Sustainable Coastal Living - St Andrews Beach House by Austin Maynard Architects
Feature Interview
Mornington Peninsula, VIC, Australia
Stripped back to its essentials, St Andrews Beach House is a celebration of exposed structure, optimising location and rethinking the coastal home. Andrew Maynard of Austin Maynard Architects speaks to their process.
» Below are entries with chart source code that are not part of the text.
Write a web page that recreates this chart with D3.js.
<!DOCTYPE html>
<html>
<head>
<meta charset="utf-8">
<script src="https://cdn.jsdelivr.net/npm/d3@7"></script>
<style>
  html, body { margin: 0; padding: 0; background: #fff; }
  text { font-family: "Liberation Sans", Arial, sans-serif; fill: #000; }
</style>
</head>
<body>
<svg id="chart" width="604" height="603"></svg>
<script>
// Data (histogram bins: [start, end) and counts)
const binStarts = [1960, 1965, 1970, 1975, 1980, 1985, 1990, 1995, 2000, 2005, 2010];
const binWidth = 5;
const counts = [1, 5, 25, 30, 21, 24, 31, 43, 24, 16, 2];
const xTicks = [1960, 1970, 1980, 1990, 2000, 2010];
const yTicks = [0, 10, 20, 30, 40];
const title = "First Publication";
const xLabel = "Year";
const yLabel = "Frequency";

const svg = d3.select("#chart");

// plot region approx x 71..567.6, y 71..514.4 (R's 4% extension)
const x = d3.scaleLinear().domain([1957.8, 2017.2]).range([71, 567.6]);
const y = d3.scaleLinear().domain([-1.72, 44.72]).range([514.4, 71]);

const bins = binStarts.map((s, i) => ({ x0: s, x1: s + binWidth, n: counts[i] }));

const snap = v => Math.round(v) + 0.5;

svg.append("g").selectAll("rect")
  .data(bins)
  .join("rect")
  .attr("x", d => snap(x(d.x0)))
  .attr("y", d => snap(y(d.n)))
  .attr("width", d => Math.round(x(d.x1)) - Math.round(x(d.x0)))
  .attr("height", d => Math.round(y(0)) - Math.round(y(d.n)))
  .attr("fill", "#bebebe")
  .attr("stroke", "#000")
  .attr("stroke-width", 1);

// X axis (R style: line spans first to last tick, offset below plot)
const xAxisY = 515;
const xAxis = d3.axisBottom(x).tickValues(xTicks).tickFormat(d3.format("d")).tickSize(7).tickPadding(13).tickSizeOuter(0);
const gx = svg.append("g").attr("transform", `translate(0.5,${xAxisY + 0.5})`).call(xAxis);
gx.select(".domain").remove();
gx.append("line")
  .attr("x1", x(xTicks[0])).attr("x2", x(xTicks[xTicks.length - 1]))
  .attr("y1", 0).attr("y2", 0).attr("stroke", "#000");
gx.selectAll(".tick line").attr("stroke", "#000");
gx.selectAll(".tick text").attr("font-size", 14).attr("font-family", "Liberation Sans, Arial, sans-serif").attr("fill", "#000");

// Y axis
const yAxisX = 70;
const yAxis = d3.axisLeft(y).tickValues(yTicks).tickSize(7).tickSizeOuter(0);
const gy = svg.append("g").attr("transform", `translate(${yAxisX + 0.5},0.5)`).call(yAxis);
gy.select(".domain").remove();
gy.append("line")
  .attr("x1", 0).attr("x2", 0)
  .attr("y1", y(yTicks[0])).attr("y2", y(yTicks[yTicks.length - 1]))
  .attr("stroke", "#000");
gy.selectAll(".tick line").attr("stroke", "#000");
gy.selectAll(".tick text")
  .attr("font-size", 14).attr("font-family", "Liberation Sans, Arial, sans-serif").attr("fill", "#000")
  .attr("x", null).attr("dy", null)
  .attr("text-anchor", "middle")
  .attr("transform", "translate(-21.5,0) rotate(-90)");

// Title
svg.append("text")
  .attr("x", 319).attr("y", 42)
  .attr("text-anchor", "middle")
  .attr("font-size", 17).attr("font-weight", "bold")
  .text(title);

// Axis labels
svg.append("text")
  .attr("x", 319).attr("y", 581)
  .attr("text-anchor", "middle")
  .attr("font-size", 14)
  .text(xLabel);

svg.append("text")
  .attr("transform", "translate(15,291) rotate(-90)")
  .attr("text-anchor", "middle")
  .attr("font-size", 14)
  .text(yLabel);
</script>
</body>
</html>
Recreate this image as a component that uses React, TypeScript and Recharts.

An exploration of form, St Andrews Beach House is a beacon of understated essentialism, beautifully executed, it embraces its generous coastal vistas. Measuring less than five meters in radius, this seemingly slight beach home challenges the brief of what our ‘away homes’ should contain. Andrew Maynard says that the formal concept came out of a process of continual exploration – “There are numerous outlooks, orientations and views of the site, and every time I sketched out forms there was always a back to the building that couldn’t be justified by the 360 degrees of awesomeness that surrounded the shack”, he reveals. The resulting elliptical form not only sits organically amongst the sand dunes, but also is a mirror to the whirling formations in the sand to which it sits adjacent.
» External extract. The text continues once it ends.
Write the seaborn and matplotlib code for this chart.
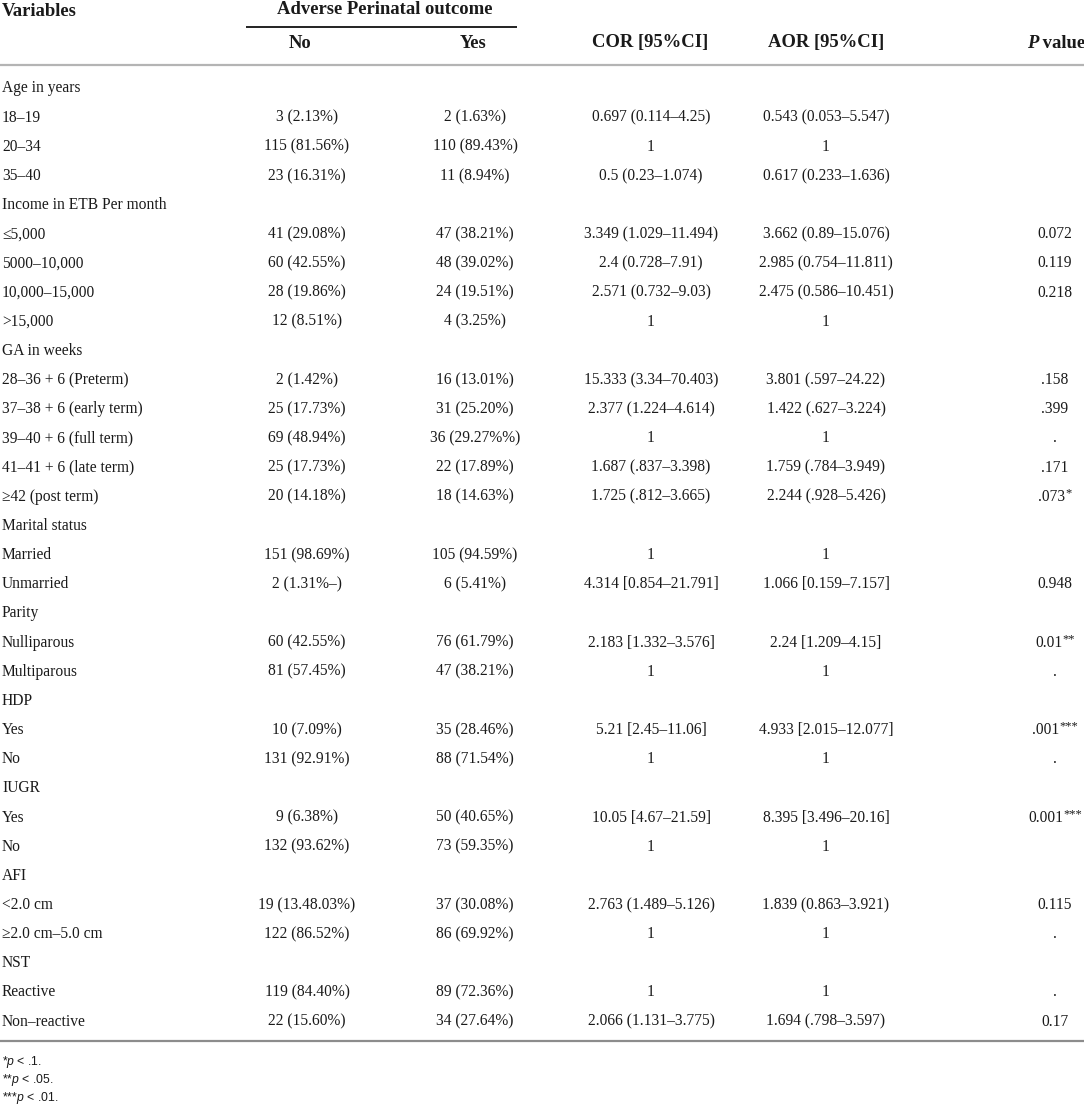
import matplotlib
matplotlib.use("Agg")
import matplotlib.pyplot as plt
import seaborn as sns

# ---------------- data ----------------
variables = ["Age in years", "18–19", "20–34", "35–40",
             "Income in ETB Per month", "≤5,000", "5000–10,000", "10,000–15,000", ">15,000",
             "GA in weeks", "28–36 + 6 (Preterm)", "37–38 + 6 (early term)", "39–40 + 6 (full term)",
             "41–41 + 6 (late term)", "≥42 (post term)",
             "Marital status", "Married", "Unmarried",
             "Parity", "Nulliparous", "Multiparous",
             "HDP", "Yes", "No",
             "IUGR", "Yes", "No",
             "AFI", "<2.0 cm", "≥2.0 cm–5.0 cm",
             "NST", "Reactive", "Non–reactive"]

outcome_no = ["", "3 (2.13%)", "115 (81.56%)", "23 (16.31%)",
              "", "41 (29.08%)", "60 (42.55%)", "28 (19.86%)", "12 (8.51%)",
              "", "2 (1.42%)", "25 (17.73%)", "69 (48.94%)", "25 (17.73%)", "20 (14.18%)",
              "", "151 (98.69%)", "2 (1.31%–)",
              "", "60 (42.55%)", "81 (57.45%)",
              "", "10 (7.09%)", "131 (92.91%)",
              "", "9 (6.38%)", "132 (93.62%)",
              "", "19 (13.48.03%)", "122 (86.52%)",
              "", "119 (84.40%)", "22 (15.60%)"]

outcome_yes = ["", "2 (1.63%)", "110 (89.43%)", "11 (8.94%)",
               "", "47 (38.21%)", "48 (39.02%)", "24 (19.51%)", "4 (3.25%)",
               "", "16 (13.01%)", "31 (25.20%)", "36 (29.27%%)", "22 (17.89%)", "18 (14.63%)",
               "", "105 (94.59%)", "6 (5.41%)",
               "", "76 (61.79%)", "47 (38.21%)",
               "", "35 (28.46%)", "88 (71.54%)",
               "", "50 (40.65%)", "73 (59.35%)",
               "", "37 (30.08%)", "86 (69.92%)",
               "", "89 (72.36%)", "34 (27.64%)"]

cor_ci = ["", "0.697 (0.114–4.25)", "1", "0.5 (0.23–1.074)",
          "", "3.349 (1.029–11.494)", "2.4 (0.728–7.91)", "2.571 (0.732–9.03)", "1",
          "", "15.333 (3.34–70.403)", "2.377 (1.224–4.614)", "1", "1.687 (.837–3.398)", "1.725 (.812–3.665)",
          "", "1", "4.314 [0.854–21.791]",
          "", "2.183 [1.332–3.576]", "1",
          "", "5.21 [2.45–11.06]", "1",
          "", "10.05 [4.67–21.59]", "1",
          "", "2.763 (1.489–5.126)", "1",
          "", "1", "2.066 (1.131–3.775)"]

aor_ci = ["", "0.543 (0.053–5.547)", "1", "0.617 (0.233–1.636)",
          "", "3.662 (0.89–15.076)", "2.985 (0.754–11.811)", "2.475 (0.586–10.451)", "1",
          "", "3.801 (.597–24.22)", "1.422 (.627–3.224)", "1", "1.759 (.784–3.949)", "2.244 (.928–5.426)",
          "", "1", "1.066 [0.159–7.157]",
          "", "2.24 [1.209–4.15]", "1",
          "", "4.933 [2.015–12.077]", "1",
          "", "8.395 [3.496–20.16]", "1",
          "", "1.839 (0.863–3.921)", "1",
          "", "1", "1.694 (.798–3.597)"]

p_values = ["", "", "", "",
            "", "0.072", "0.119", "0.218", "",
            "", ".158", ".399", ".", ".171", ".073",
            "", "", "0.948",
            "", "0.01", ".",
            "", ".001", ".",
            "", "0.001", "",
            "", "0.115", ".",
            "", ".", "0.17"]
p_stars = ["", "", "", "",
           "", "", "", "", "",
           "", "", "", "", "", "*",
           "", "", "",
           "", "**", "",
           "", "***", "",
           "", "***", "",
           "", "", "",
           "", "", ""]

header_group = "Adverse Perinatal outcome"
header_cols = ["No", "Yes", "COR [95%CI]", "AOR [95%CI]"]
footnotes = [r"*$p$ < .1.", r"**$p$ < .05.", r"***$p$ < .01."]

# ---------------- drawing ----------------
sns.set_theme(style="white")
plt.rcParams["font.family"] = ["Liberation Serif", "DejaVu Serif"]
plt.rcParams["mathtext.fontset"] = "custom"
plt.rcParams["mathtext.it"] = "Liberation Sans:italic"
plt.rcParams["mathtext.rm"] = "Liberation Sans"

W, H = 1084, 1110
fig = plt.figure(figsize=(W / 100, H / 100), dpi=100)
ax = fig.add_axes([0, 0, 1, 1])
ax.set_xlim(0, W)
ax.set_ylim(H, 0)
ax.axis("off")
renderer = fig.canvas.get_renderer()

ink = "#1a1a1a"
body_fs = 11.2
head_fs = 13.4

# header
ax.text(2, 11, "Variables", ha="left", va="center", fontsize=head_fs, fontweight="bold", color=ink)
ax.text(385, 10, header_group, ha="center", va="center", fontsize=head_fs, fontweight="bold", color=ink)
ax.hlines(26.5, 246, 517, color="#111111", lw=1.3)
head_x = [300, 473, 650, 826]
for x, lab in zip(head_x, header_cols):
    ax.text(x, 43, lab, ha="center", va="center", fontsize=head_fs, fontweight="bold", color=ink)
tp = ax.text(1027, 43, "P", ha="left", va="center", fontsize=head_fs, fontweight="bold",
             fontstyle="italic", color=ink)
ax.annotate(" value", xy=(1, 0), xycoords=tp, ha="left", va="bottom", fontsize=head_fs,
            fontweight="bold", color=ink)
ax.hlines(65, 0, W, color="#b4b4b4", lw=1.6)

# body rows
y0, dy = 88.5, 29.16
col_x = [307, 475, 651, 826]
p_x = 1055
for i, var in enumerate(variables):
    y = y0 + i * dy
    ax.text(2, y, var, ha="left", va="center", fontsize=body_fs, color=ink)
    for x, col in zip(col_x, [outcome_no, outcome_yes, cor_ci, aor_ci]):
        if col[i]:
            ax.text(x, y, col[i], ha="center", va="center", fontsize=body_fs, color=ink)
    if p_values[i]:
        t = ax.text(p_x, y, p_values[i], ha="left", va="center", fontsize=body_fs, color=ink)
        w = t.get_window_extent(renderer).width
        if p_stars[i]:
            s = ax.annotate(p_stars[i], xy=(1, 1), xycoords=t, xytext=(0, 1.2),
                            textcoords="offset points", ha="left", va="top",
                            fontsize=9.0, color=ink)
            w += s.get_window_extent(renderer).width
        t.set_x(p_x - w / 2)

ax.hlines(1041, 0, W, color="#8c8c8c", lw=1.6)

# footnotes
fy0, fdy = 1062, 18
for j, note in enumerate(footnotes):
    ax.text(2, fy0 + j * fdy, note, ha="left", va="center", fontsize=8.8, color=ink,
            family=["Liberation Sans", "DejaVu Sans"])

fig.savefig("out.png", dpi=100)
Located along Victoria’s Mornington Peninsula and built by Spence Constructions in 2018, the level of refined detail from the purposefully reserved palette allows for the title of ‘low maintenance’. Commenting on the frustration with so many holiday homes in Australia being vast, extravagant and requiring continual up-keep, the client, says Andrew, “was determined to resist adding in more than they needed, and it was the idea of a hard tent (as inspiration) that kept reminding us all to try to reduce whenever we felt the pressure to increase the size of the shack”. Taking a nod from our geographical neighbours, the philosophies of the New Zealand ‘bach’ (a basic holiday home structure made from found materials), the concept of St Andrews took flight with the intent, says Andrew, “for the house to hold only the necessities”.
St Andrews Beach House by Austin Maynard Architects is a beacon of understated essentialism, beautifully executed, it embraces its generous coastal vistas.
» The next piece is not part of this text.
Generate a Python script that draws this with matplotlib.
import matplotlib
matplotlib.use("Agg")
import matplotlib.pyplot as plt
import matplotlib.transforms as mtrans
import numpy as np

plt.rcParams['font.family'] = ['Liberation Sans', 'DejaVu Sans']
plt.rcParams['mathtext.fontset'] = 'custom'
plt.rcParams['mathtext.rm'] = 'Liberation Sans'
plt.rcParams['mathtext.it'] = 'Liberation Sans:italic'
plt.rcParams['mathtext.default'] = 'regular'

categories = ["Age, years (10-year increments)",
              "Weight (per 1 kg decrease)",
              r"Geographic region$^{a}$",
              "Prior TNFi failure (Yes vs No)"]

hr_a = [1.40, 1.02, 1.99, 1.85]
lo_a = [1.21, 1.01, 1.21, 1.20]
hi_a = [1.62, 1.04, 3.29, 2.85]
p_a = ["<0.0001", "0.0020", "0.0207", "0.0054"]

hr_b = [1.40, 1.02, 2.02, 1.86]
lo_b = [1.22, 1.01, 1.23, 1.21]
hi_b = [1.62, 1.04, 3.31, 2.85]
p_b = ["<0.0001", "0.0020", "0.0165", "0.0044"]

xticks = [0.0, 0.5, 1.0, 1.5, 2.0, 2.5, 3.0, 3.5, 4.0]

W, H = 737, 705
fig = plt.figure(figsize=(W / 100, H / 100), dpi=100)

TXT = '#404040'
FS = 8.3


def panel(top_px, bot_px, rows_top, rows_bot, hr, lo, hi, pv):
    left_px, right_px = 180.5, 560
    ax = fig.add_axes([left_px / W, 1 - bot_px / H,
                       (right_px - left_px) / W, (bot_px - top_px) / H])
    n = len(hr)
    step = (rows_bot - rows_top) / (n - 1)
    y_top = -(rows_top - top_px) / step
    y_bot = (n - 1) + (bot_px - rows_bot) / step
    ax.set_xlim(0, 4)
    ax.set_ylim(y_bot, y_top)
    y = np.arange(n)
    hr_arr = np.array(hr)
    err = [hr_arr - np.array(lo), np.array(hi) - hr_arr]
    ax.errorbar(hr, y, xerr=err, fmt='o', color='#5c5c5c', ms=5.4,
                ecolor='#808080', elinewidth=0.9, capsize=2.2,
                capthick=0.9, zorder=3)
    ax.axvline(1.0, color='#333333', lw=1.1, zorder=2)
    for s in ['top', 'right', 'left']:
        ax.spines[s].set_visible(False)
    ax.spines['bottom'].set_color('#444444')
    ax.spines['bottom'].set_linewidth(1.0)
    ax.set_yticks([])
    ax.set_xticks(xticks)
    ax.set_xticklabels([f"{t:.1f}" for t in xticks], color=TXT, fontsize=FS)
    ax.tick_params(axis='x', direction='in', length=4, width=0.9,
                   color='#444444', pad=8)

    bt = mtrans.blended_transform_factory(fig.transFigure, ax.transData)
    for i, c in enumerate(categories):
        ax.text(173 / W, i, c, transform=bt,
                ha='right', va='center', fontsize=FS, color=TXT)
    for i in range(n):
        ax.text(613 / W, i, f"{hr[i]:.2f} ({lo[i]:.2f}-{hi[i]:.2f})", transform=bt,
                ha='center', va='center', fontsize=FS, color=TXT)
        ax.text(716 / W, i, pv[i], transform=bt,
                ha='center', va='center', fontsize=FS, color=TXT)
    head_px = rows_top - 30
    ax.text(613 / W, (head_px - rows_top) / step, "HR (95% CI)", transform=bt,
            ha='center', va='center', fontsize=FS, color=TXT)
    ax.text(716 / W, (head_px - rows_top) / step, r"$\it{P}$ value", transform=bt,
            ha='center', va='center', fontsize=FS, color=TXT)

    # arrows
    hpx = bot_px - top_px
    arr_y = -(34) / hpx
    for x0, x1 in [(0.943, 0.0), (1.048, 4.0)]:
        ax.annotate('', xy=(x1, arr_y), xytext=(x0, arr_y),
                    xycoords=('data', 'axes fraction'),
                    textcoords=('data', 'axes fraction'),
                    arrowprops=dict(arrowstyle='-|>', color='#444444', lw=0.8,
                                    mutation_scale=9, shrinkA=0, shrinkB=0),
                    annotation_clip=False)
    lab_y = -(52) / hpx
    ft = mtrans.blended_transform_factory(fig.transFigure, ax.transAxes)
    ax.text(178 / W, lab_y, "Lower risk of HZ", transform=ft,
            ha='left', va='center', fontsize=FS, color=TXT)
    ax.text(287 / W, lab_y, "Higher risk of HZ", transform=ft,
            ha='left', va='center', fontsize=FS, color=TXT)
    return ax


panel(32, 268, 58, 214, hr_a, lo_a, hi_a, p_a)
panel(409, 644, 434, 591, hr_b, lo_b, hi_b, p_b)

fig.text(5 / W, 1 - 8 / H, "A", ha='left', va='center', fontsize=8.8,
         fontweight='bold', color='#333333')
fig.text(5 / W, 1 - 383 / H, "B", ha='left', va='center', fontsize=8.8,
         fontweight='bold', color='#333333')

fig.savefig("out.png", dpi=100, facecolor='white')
With no retail and restaurant high street in sight, the idea of being completely disconnected was of high priority for the client, as was a maintained level of comfort. Andrew says, “beach houses exist for simple relaxation, an escape from the city, for quietude and downtime with family and friends”. Its location abutting a national park and in close proximity to the foreshore allow for this remove. On approach, mentions Andrew, “a single cylinder concrete water tank acts as a gateway marker to the beach house, from here onwards you leave cars, the road, your troubles and everything else behind”.
Measuring less than five meters in radius, this seemingly slight beach home challenges the brief of what our ‘away homes’ should contain.
On a site just over 8000 sqm, the house itself sits lightly at 140 sqm making its impact and footprint minor. Although as Andrew says, unlike the traditional bach, there are “no found materials here as the costs became prohibitive – quality reclaimed materials are expensive”, however, “the shack is constructed from new materials, but those robust, class one timbers will age and grey quickly, allowing the shack to increasingly retreat into the dunes”.
With all of Austin Maynard’s projects there is an underlying dedication to the sustainable, and this is no exception. As Andrew says, “the only energy that enters the site is green energy. The sustainable choice is to stay connected to the grid and, if possible, pump more green energy back into the grid than you use”. This means that “St Andrews Beach House is all set up for battery installation, and once the tech/cost equation adds up in the very near future” the property can be in the positive as a green energy generator.
“Beach houses exist for simple relaxation, an escape from the city, for quietude and downtime with family and friends”.
The resulting elliptical form not only sits organically amongst the sand dunes, but also is a mirror to the whirling formations in the sand to which it sits adjacent.
Planned to be open and malleable internally, the focus is clearly on the exterior views and aspect. The interior is based on expressing the exterior materiality, divided with moveable screens that replace permanence with a sense of flow. Maximising its location in amongst the dunes, and embracing, as Andrew says, “the robust vegetation and the sound of crashing waves”, this really is an idyllic escape. Austin Maynard’s approach has always been centred on a playful inventiveness, and as Andrew summarises “we want people’s lives to be a little better simply because they occupied a space we created”.
St Andrews Beach House embodies all of the principles of a low maintenance, relaxing abode. Built on being a place of essentialism, deeply connected to its location, it is about leaving behind most conveniences, whilst still maintaining the comforts. In this way, the St Andrews Beach House is a successful exercise in reconsidering the coastal home.